■ Problem to work on
Below is a listing; write it out exactly and drop any images from it.

■ Material provided
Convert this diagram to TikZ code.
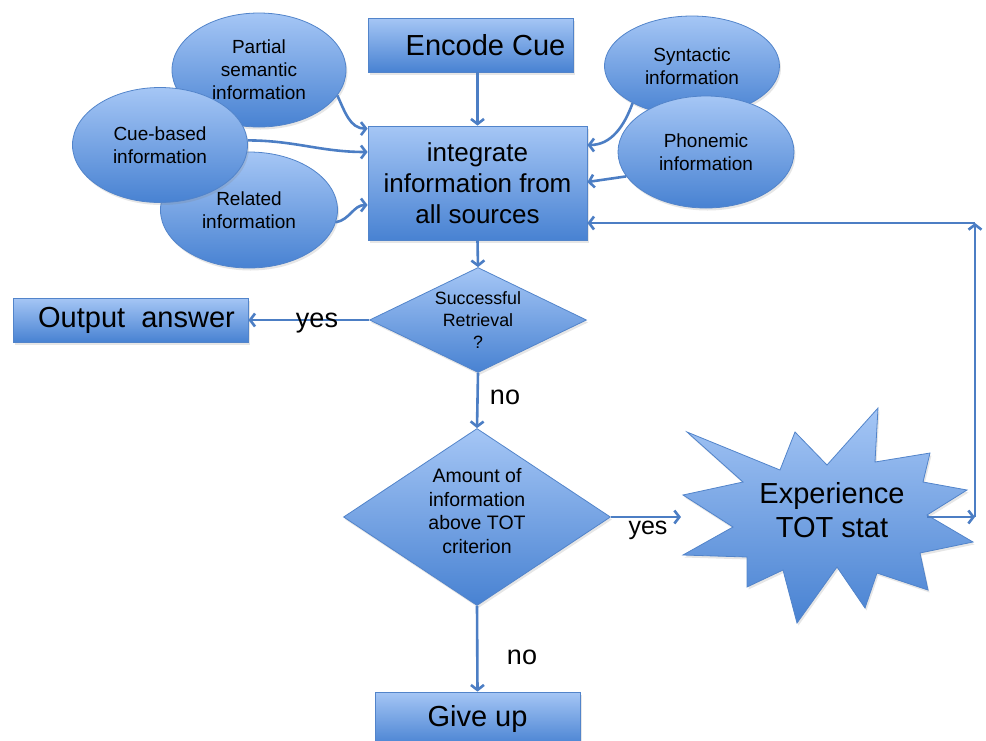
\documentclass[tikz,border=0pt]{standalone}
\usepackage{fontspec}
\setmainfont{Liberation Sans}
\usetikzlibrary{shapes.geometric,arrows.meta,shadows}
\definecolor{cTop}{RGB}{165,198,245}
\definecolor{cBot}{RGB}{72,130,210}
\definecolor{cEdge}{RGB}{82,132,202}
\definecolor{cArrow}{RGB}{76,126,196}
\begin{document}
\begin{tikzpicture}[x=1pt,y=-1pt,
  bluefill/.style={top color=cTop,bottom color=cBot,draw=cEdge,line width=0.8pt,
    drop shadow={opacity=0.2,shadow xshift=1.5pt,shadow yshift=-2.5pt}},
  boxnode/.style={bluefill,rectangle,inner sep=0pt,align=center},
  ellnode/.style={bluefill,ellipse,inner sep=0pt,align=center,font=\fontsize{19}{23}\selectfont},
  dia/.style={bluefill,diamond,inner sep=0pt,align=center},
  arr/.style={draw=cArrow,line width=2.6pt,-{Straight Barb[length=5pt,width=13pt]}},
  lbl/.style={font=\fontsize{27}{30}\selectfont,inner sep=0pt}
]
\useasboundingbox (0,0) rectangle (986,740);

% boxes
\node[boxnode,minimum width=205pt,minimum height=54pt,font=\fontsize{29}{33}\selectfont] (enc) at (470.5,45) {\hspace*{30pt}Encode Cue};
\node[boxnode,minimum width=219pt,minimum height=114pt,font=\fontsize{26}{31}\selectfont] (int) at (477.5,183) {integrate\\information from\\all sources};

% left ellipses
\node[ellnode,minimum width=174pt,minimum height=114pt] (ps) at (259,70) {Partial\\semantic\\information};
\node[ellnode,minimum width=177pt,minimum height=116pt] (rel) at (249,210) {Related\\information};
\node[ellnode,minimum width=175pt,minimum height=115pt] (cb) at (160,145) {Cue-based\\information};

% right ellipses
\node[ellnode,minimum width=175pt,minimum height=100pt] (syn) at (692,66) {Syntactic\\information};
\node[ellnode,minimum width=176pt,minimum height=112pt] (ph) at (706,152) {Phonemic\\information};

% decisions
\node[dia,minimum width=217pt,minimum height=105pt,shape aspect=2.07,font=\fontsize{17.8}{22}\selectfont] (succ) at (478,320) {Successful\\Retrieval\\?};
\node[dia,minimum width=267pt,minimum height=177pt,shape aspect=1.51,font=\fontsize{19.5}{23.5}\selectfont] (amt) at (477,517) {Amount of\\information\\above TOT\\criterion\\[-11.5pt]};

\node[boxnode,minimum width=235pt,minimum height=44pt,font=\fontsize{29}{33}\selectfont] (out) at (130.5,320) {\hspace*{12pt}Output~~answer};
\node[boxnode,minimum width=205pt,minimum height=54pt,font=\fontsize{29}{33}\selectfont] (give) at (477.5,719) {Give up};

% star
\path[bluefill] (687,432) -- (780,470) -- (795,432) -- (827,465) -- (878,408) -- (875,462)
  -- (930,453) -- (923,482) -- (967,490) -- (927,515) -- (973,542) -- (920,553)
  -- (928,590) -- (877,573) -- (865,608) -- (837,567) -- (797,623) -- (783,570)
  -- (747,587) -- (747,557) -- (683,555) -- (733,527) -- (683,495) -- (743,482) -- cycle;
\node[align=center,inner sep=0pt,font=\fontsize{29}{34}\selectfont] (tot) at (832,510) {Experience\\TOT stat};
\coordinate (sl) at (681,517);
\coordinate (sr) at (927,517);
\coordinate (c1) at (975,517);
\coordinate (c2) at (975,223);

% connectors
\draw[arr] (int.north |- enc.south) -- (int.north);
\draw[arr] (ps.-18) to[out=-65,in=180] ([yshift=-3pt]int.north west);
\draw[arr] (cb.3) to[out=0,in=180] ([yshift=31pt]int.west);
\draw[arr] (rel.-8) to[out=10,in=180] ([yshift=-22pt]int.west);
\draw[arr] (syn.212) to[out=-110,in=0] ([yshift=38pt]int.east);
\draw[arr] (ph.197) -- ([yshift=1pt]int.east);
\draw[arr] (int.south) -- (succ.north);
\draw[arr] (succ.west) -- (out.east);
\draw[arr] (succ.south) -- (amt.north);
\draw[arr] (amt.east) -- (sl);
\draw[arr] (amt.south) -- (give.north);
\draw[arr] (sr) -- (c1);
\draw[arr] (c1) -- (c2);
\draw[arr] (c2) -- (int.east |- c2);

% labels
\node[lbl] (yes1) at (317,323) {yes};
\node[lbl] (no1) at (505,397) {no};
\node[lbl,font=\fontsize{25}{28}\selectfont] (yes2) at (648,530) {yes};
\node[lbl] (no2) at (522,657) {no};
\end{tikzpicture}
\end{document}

■ The reply
Convert this diagram to TikZ code.
\documentclass[tikz,border=0pt]{standalone}
\usepackage{fontspec}
\setmainfont{Liberation Sans}
\usetikzlibrary{shapes.geometric,arrows.meta,shadows}
\definecolor{cTop}{RGB}{165,198,245}
\definecolor{cBot}{RGB}{72,130,210}
\definecolor{cEdge}{RGB}{82,132,202}
\definecolor{cArrow}{RGB}{76,126,196}
\begin{document}
\begin{tikzpicture}[x=1pt,y=-1pt,
  bluefill/.style={top color=cTop,bottom color=cBot,draw=cEdge,line width=0.8pt,
    drop shadow={opacity=0.2,shadow xshift=1.5pt,shadow yshift=-2.5pt}},
  boxnode/.style={bluefill,rectangle,inner sep=0pt,align=center},
  ellnode/.style={bluefill,ellipse,inner sep=0pt,align=center,font=\fontsize{19}{23}\selectfont},
  dia/.style={bluefill,diamond,inner sep=0pt,align=center},
  arr/.style={draw=cArrow,line width=2.6pt,-{Straight Barb[length=5pt,width=13pt]}},
  lbl/.style={font=\fontsize{27}{30}\selectfont,inner sep=0pt}
]
\useasboundingbox (0,0) rectangle (986,740);

% boxes
\node[boxnode,minimum width=205pt,minimum height=54pt,font=\fontsize{29}{33}\selectfont] (enc) at (470.5,45) {\hspace*{30pt}Encode Cue};
\node[boxnode,minimum width=219pt,minimum height=114pt,font=\fontsize{26}{31}\selectfont] (int) at (477.5,183) {integrate\\information from\\all sources};

% left ellipses
\node[ellnode,minimum width=174pt,minimum height=114pt] (ps) at (259,70) {Partial\\semantic\\information};
\node[ellnode,minimum width=177pt,minimum height=116pt] (rel) at (249,210) {Related\\information};
\node[ellnode,minimum width=175pt,minimum height=115pt] (cb) at (160,145) {Cue-based\\information};

% right ellipses
\node[ellnode,minimum width=175pt,minimum height=100pt] (syn) at (692,66) {Syntactic\\information};
\node[ellnode,minimum width=176pt,minimum height=112pt] (ph) at (706,152) {Phonemic\\information};

% decisions
\node[dia,minimum width=217pt,minimum height=105pt,shape aspect=2.07,font=\fontsize{17.8}{22}\selectfont] (succ) at (478,320) {Successful\\Retrieval\\?};
\node[dia,minimum width=267pt,minimum height=177pt,shape aspect=1.51,font=\fontsize{19.5}{23.5}\selectfont] (amt) at (477,517) {Amount of\\information\\above TOT\\criterion\\[-11.5pt]};

\node[boxnode,minimum width=235pt,minimum height=44pt,font=\fontsize{29}{33}\selectfont] (out) at (130.5,320) {\hspace*{12pt}Output~~answer};
\node[boxnode,minimum width=205pt,minimum height=54pt,font=\fontsize{29}{33}\selectfont] (give) at (477.5,719) {Give up};

% star
\path[bluefill] (687,432) -- (780,470) -- (795,432) -- (827,465) -- (878,408) -- (875,462)
  -- (930,453) -- (923,482) -- (967,490) -- (927,515) -- (973,542) -- (920,553)
  -- (928,590) -- (877,573) -- (865,608) -- (837,567) -- (797,623) -- (783,570)
  -- (747,587) -- (747,557) -- (683,555) -- (733,527) -- (683,495) -- (743,482) -- cycle;
\node[align=center,inner sep=0pt,font=\fontsize{29}{34}\selectfont] (tot) at (832,510) {Experience\\TOT stat};
\coordinate (sl) at (681,517);
\coordinate (sr) at (927,517);
\coordinate (c1) at (975,517);
\coordinate (c2) at (975,223);

% connectors
\draw[arr] (int.north |- enc.south) -- (int.north);
\draw[arr] (ps.-18) to[out=-65,in=180] ([yshift=-3pt]int.north west);
\draw[arr] (cb.3) to[out=0,in=180] ([yshift=31pt]int.west);
\draw[arr] (rel.-8) to[out=10,in=180] ([yshift=-22pt]int.west);
\draw[arr] (syn.212) to[out=-110,in=0] ([yshift=38pt]int.east);
\draw[arr] (ph.197) -- ([yshift=1pt]int.east);
\draw[arr] (int.south) -- (succ.north);
\draw[arr] (succ.west) -- (out.east);
\draw[arr] (succ.south) -- (amt.north);
\draw[arr] (amt.east) -- (sl);
\draw[arr] (amt.south) -- (give.north);
\draw[arr] (sr) -- (c1);
\draw[arr] (c1) -- (c2);
\draw[arr] (c2) -- (int.east |- c2);

% labels
\node[lbl] (yes1) at (317,323) {yes};
\node[lbl] (no1) at (505,397) {no};
\node[lbl,font=\fontsize{25}{28}\selectfont] (yes2) at (648,530) {yes};
\node[lbl] (no2) at (522,657) {no};
\end{tikzpicture}
\end{document}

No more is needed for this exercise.